Typical compilers have several different ways to implement switch/case. A well-known one is using a jump table, but this is only done if appropriate.
For if/else, certainly it is normal for compilers to analyse a digraph of execution flow. I would expect a compiler to notice if each condition references the same variable, and I would expect the compiler to treat equivalent forms of conditionals the same way in general. But this isn't something I'd worry about.
IIRC, the general policy in GCC is that regressions in optimisation are tolerable so long as preferred improvements result. Optimisation is complex and what is "generally" a good optimisation isn't always that great. Plus for perfect optimisation, the compiler would have to know things it can't know (e.g. what inputs it will encounter in real life).
The point is that it really isn't worthwhile knowing that much about specific optimisations unless you happen to be a compiler developer.

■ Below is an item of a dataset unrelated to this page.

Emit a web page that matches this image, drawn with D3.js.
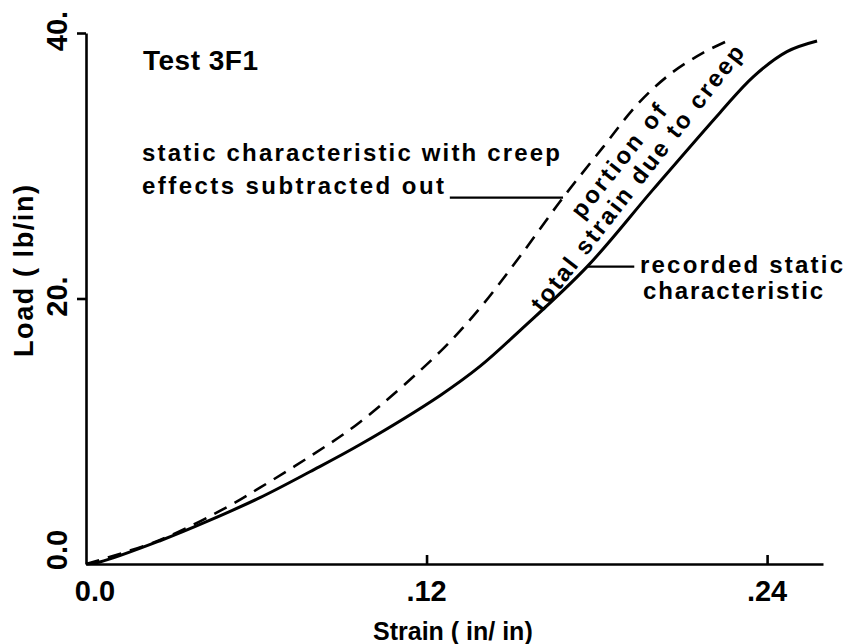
<!DOCTYPE html>
<meta charset="utf-8">
<style>
html, body {
  margin: 0;
  background: #fff;
}
svg text {
  font-family: "Liberation Sans", Arial, sans-serif;
  font-weight: bold;
  fill: #000;
}
</style>
<svg width="846" height="644"></svg>
<script src="https://cdn.jsdelivr.net/npm/d3@7"></script>
<script>
// recorded static characteristic (solid)
const recStrain = [0, 0.0049, 0.0261, 0.0437, 0.0613, 0.0789, 0.0966, 0.1248, 0.1389, 0.1530, 0.1766, 0.1998, 0.2234, 0.2351, 0.2470, 0.2576];
const recLoad   = [0, 0.15, 1.75, 3.3, 5.0, 6.95, 9.0, 12.7, 14.9, 17.6, 22.4, 28.2, 34.0, 36.7, 38.6, 39.4];

// creep effects subtracted out (dashed)
const netStrain = [0, 0.0261, 0.0497, 0.0613, 0.0789, 0.0966, 0.1248, 0.1389, 0.1530, 0.1681, 0.1822, 0.1942, 0.2058, 0.2174, 0.2270];
const netLoad   = [0, 1.81, 4.29, 5.75, 8.1, 10.7, 16.0, 19.3, 23.2, 27.6, 31.4, 34.6, 36.9, 38.5, 39.5];

const xTicks = [0, 0.12, 0.24];
const xTickLabels = ['0.0', '.12', '.24'];
const yTicks = [0, 20, 40];
const yTickLabels = ['0.0', '20.', '40.'];

const svg = d3.select('svg');

const x = d3.scaleLinear().domain([0, 0.2597]).range([86, 823]);
const y = d3.scaleLinear().domain([0, 40]).range([564, 33]);

// axes
svg.append('g')
  .attr('transform', `translate(0,${y(0)})`)
  .call(d3.axisBottom(x).tickValues([0.12, 0.24]).tickSizeInner(-9).tickSizeOuter(0).tickFormat(''))
  .call(g => g.selectAll('path, line').attr('stroke', '#000').attr('stroke-width', 2.6));

svg.append('g')
  .attr('transform', `translate(${x(0)},0)`)
  .call(d3.axisLeft(y).tickValues([20, 40]).tickSizeInner(9).tickSizeOuter(0).tickFormat(''))
  .call(g => g.selectAll('path, line').attr('stroke', '#000').attr('stroke-width', 2.6));

// tick labels
svg.append('g').selectAll('text')
  .data(xTicks)
  .join('text')
  .attr('x', (d, i) => x(d) + (i === 0 ? 9 : 0))
  .attr('y', 601)
  .attr('text-anchor', 'middle')
  .attr('font-size', 29)
  .text((d, i) => xTickLabels[i]);

svg.append('g').selectAll('text')
  .data(yTicks)
  .join('text')
  .attr('transform', (d, i) => `translate(67,${y(d) - (i === 0 ? 14 : 2)}) rotate(-90)`)
  .attr('text-anchor', 'middle')
  .attr('font-size', 29)
  .text((d, i) => yTickLabels[i]);

// axis titles
svg.append('text')
  .attr('x', 373)
  .attr('y', 640)
  .attr('font-size', 25)
  .text('Strain ( in/ in)');

svg.append('text')
  .attr('transform', 'translate(33,271) rotate(-90)')
  .attr('text-anchor', 'middle')
  .attr('font-size', 27)
  .attr('textLength', 172)
  .text('Load ( lb/in)');

// curves
const line = d3.line()
  .x(d => x(d[0]))
  .y(d => y(d[1]))
  .curve(d3.curveCatmullRom.alpha(0.5));

svg.append('path')
  .datum(recStrain.map((s, i) => [s, recLoad[i]]))
  .attr('fill', 'none')
  .attr('stroke', '#000')
  .attr('stroke-width', 3)
  .attr('d', line);

svg.append('path')
  .datum(netStrain.map((s, i) => [s, netLoad[i]]))
  .attr('fill', 'none')
  .attr('stroke', '#000')
  .attr('stroke-width', 2.6)
  .attr('stroke-dasharray', '14,9')
  .attr('d', line);

// annotations
svg.append('text')
  .attr('x', 143)
  .attr('y', 70)
  .attr('font-size', 28)
  .attr('textLength', 115)
  .text('Test 3F1');

svg.append('text')
  .attr('x', 142)
  .attr('y', 161)
  .attr('font-size', 24)
  .attr('textLength', 418)
  .text('static characteristic with creep');

svg.append('text')
  .attr('x', 142)
  .attr('y', 194)
  .attr('font-size', 24)
  .attr('textLength', 302)
  .text('effects subtracted out');

svg.append('text')
  .attr('x', 640)
  .attr('y', 273)
  .attr('font-size', 24)
  .attr('textLength', 203)
  .text('recorded  static');

svg.append('text')
  .attr('x', 643)
  .attr('y', 299)
  .attr('font-size', 24)
  .attr('textLength', 180)
  .text('characteristic');

svg.append('text')
  .attr('transform', 'translate(582,220) rotate(-51.5)')
  .attr('font-size', 24)
  .attr('textLength', 138)
  .text('portion of');

svg.append('text')
  .attr('transform', 'translate(542,313) rotate(-52)')
  .attr('font-size', 24)
  .attr('textLength', 330)
  .text('total strain due to creep');

// leader lines, anchored on the curves
const leaders = [
  [[0.1282, 27.6], [0.1681, 27.6]],
  [[0.1766, 22.4], [0.1932, 22.4]]
];
svg.append('g').selectAll('line')
  .data(leaders)
  .join('line')
  .attr('x1', d => x(d[0][0]))
  .attr('y1', d => y(d[0][1]))
  .attr('x2', d => x(d[1][0]))
  .attr('y2', d => y(d[1][1]))
  .attr('stroke', '#000')
  .attr('stroke-width', 2.4);
</script>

If you depend on something being optimised by V8, that particular optimisation might not happen in V9 or V10.
I have a section of my program that contains a large amount of math with some rather long equations. Its long and unsightly and I wish to replace it with a function. However, chunk of code is used an extreme number of times in my code and also requires a lot of variables to be initialized.
If I'm worried about speed, is the cost of calling the function and initializing the variables negligible here or should i stick to directly coding it in each time?
Thanks,
-Faken
Most compilers are smart about inlining reasonably small functions to avoid the overhead of a function call. For functions big enough that the compiler won't inline them, the overhead for the call is probably a very small fraction of the total execution time.
Check your compiler documentation to understand it's specific approach. Some older compilers required or could benefit from hints that a function is a candidate for inlining.
Either way, stick with functions and keep your code clean.
Are you asking if you should optimize prematurely?
Code it in a maintainable manner first; if you then find that this section is a bottleneck in the overall program, worry about tuning it at that point.
You don't know where your bottlenecks are until you profile your code. Anything you can assume about your code hot spots is likely to be wrong. I remember once I wanted to optimize some computational code. I ran a profiler and it turned out that 70 % of the running time was spent zeroing arrays. Nobody would have guessed it by looking at the code.
So, first code clean, then run a profiler, then optimize the rough spots. Not earlier. If it's still slow, change algorithm.
Modern C++ compilers generally inline small functions to avoid function call overhead. As far as the cost of variable initialization, one of the benefits of inlining is that it allows the compiler to perform additional optimizations at the call site. After performing inlining, if the compiler can prove that you don't need those extra variables, the copying will likely be eliminated. (I assume we're talking about primitives, not things with copy constructors.)
The only way to answer that is to test it. Without knowing more about the proposed function, nobody can really say whether the compiler can/will inline that code or not. This may/will also depend on the compiler and compiler flags you use. Depending on the compiler, if you find that it's really a problem, you may be able to use different flags, a pragma, etc., to force it to be generated inline even if it wouldn't be otherwise.
Without knowing how big the function would be, and/or how long it'll take to execute, it's impossible guess how much effect on speed it'll have if it isn't generated inline.
With both of those being unknown, none of us can really guess at how much effect moving the code into a function will have. There might be none, or little or huge.